→ **TASK OBJECTIVE**
Look through the data and write out every line with the word "this" in it.

→ **RECORDS FOR PROCESSING**
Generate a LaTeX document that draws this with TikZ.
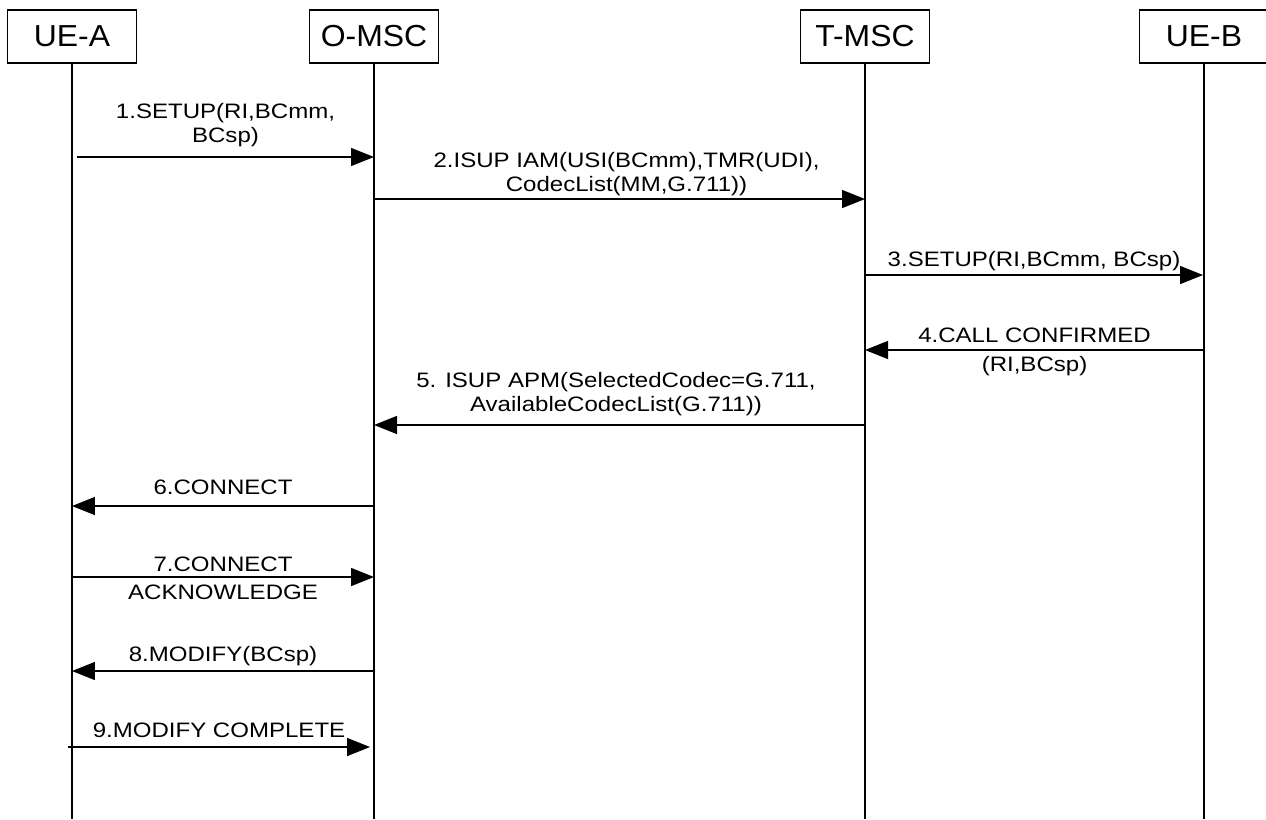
==
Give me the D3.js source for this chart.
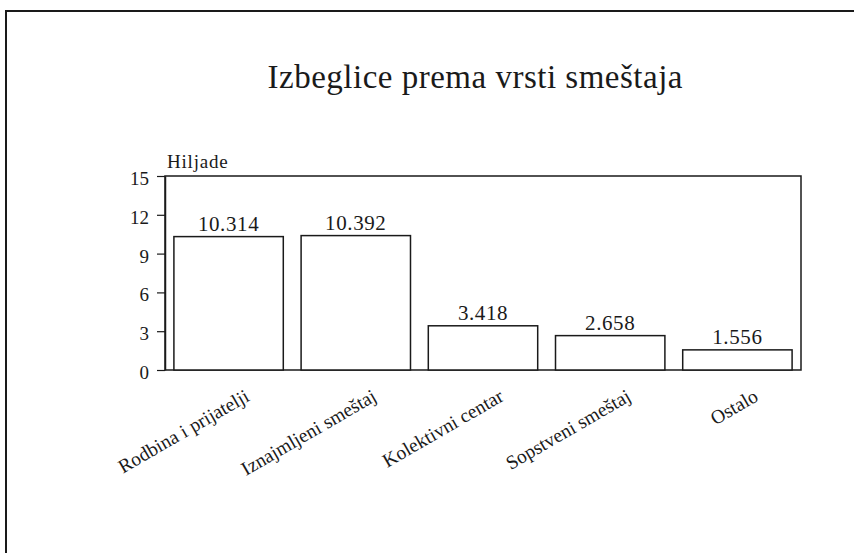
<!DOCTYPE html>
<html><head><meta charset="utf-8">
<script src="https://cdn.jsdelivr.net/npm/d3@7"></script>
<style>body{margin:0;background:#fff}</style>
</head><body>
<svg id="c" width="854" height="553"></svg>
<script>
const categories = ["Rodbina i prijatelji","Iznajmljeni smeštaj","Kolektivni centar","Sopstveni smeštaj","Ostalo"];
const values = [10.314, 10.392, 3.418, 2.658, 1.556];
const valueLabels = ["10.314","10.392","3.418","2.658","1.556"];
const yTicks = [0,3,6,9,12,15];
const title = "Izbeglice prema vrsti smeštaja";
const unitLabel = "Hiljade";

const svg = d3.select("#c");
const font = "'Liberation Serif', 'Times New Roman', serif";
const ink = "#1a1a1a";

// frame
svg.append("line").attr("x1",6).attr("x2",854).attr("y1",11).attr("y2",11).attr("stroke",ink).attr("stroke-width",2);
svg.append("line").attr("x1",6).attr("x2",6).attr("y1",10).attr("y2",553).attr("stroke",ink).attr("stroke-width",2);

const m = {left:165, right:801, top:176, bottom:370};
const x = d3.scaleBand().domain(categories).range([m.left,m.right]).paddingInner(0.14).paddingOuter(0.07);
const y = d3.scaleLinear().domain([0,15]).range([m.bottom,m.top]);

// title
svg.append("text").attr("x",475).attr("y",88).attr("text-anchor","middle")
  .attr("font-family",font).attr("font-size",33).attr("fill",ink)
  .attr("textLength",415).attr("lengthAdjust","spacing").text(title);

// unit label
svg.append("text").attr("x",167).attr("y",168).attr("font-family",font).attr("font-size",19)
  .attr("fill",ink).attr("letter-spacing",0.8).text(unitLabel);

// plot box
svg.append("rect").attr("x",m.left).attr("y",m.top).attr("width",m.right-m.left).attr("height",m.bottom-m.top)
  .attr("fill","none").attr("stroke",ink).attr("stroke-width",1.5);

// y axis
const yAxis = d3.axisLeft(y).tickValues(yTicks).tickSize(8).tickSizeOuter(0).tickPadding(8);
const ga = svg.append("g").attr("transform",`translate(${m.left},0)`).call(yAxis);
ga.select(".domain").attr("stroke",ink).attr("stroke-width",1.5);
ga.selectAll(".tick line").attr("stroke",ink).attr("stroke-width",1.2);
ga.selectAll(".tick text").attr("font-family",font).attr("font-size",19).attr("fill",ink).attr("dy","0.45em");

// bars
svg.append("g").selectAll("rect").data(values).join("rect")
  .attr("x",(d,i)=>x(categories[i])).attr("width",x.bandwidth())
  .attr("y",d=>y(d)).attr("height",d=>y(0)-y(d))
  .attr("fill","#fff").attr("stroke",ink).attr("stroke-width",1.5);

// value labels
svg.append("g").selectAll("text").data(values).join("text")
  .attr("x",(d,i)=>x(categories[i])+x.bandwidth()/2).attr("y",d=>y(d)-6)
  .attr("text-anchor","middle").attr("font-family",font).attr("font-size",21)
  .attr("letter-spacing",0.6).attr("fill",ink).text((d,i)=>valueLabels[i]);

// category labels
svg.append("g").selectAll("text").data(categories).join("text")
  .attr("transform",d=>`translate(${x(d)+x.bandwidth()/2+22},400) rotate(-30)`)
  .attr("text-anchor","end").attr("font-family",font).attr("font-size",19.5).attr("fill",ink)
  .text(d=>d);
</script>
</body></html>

→ **REPLY**
Generate a LaTeX document that draws this with TikZ.
Give me the D3.js source for this chart.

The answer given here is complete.